What this task involves =>
Using the data below, copy each line that includes the word "script".
:::::
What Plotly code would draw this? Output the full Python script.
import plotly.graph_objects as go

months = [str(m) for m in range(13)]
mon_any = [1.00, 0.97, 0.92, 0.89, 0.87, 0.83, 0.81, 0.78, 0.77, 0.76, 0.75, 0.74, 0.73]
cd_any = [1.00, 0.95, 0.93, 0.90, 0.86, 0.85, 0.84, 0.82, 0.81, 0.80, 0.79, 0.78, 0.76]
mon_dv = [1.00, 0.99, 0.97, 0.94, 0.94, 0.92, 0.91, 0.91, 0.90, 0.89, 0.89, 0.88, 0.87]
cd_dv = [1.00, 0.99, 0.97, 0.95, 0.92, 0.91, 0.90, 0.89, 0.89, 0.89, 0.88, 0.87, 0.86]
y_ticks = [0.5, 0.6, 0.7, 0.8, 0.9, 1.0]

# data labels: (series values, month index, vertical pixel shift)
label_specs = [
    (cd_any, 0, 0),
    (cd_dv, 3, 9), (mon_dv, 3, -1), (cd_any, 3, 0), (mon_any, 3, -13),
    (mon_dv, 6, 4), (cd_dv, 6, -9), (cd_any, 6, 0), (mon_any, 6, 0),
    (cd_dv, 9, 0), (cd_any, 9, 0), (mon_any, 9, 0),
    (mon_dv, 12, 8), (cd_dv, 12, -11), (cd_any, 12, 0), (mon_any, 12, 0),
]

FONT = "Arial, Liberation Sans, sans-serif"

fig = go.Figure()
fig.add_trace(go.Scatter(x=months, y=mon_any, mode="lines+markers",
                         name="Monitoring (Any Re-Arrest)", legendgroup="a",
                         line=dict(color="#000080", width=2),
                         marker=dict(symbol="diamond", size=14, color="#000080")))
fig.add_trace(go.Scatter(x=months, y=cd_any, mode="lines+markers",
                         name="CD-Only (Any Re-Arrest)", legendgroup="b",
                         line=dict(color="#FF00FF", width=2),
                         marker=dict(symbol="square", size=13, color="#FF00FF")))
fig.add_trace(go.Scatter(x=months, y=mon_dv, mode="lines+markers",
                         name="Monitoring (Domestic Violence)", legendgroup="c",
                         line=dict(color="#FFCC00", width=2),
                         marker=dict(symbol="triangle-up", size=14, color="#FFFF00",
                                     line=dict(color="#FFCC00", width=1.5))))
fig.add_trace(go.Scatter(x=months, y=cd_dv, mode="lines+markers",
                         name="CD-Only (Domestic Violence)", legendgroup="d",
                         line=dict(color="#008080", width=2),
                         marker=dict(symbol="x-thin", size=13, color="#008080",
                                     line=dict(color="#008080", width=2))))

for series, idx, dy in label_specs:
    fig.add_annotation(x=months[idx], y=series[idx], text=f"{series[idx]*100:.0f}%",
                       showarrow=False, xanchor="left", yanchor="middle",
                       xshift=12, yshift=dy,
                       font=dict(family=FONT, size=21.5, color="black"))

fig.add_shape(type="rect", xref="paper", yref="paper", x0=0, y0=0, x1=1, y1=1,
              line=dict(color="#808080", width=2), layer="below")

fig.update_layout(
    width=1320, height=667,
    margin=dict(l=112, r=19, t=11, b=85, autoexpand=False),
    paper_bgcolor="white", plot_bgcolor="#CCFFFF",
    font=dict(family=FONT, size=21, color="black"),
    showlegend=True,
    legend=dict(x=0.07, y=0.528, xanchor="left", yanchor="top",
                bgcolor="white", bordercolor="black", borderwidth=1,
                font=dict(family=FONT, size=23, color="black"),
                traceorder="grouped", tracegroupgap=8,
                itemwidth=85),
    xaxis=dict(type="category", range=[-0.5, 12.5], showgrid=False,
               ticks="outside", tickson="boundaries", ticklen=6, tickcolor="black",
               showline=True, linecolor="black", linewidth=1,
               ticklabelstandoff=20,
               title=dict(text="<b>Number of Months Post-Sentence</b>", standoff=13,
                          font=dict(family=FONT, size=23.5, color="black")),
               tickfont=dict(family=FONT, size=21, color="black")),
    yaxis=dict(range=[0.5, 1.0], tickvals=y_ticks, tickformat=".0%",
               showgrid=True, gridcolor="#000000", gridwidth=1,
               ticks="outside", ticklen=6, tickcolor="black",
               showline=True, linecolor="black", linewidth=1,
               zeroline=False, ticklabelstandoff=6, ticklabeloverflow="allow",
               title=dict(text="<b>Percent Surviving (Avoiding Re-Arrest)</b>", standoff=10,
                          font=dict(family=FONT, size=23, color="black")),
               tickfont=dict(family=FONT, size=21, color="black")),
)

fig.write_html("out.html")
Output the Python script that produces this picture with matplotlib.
:::::
Final result =>
What Plotly code would draw this? Output the full Python script.
Output the Python script that produces this picture with matplotlib.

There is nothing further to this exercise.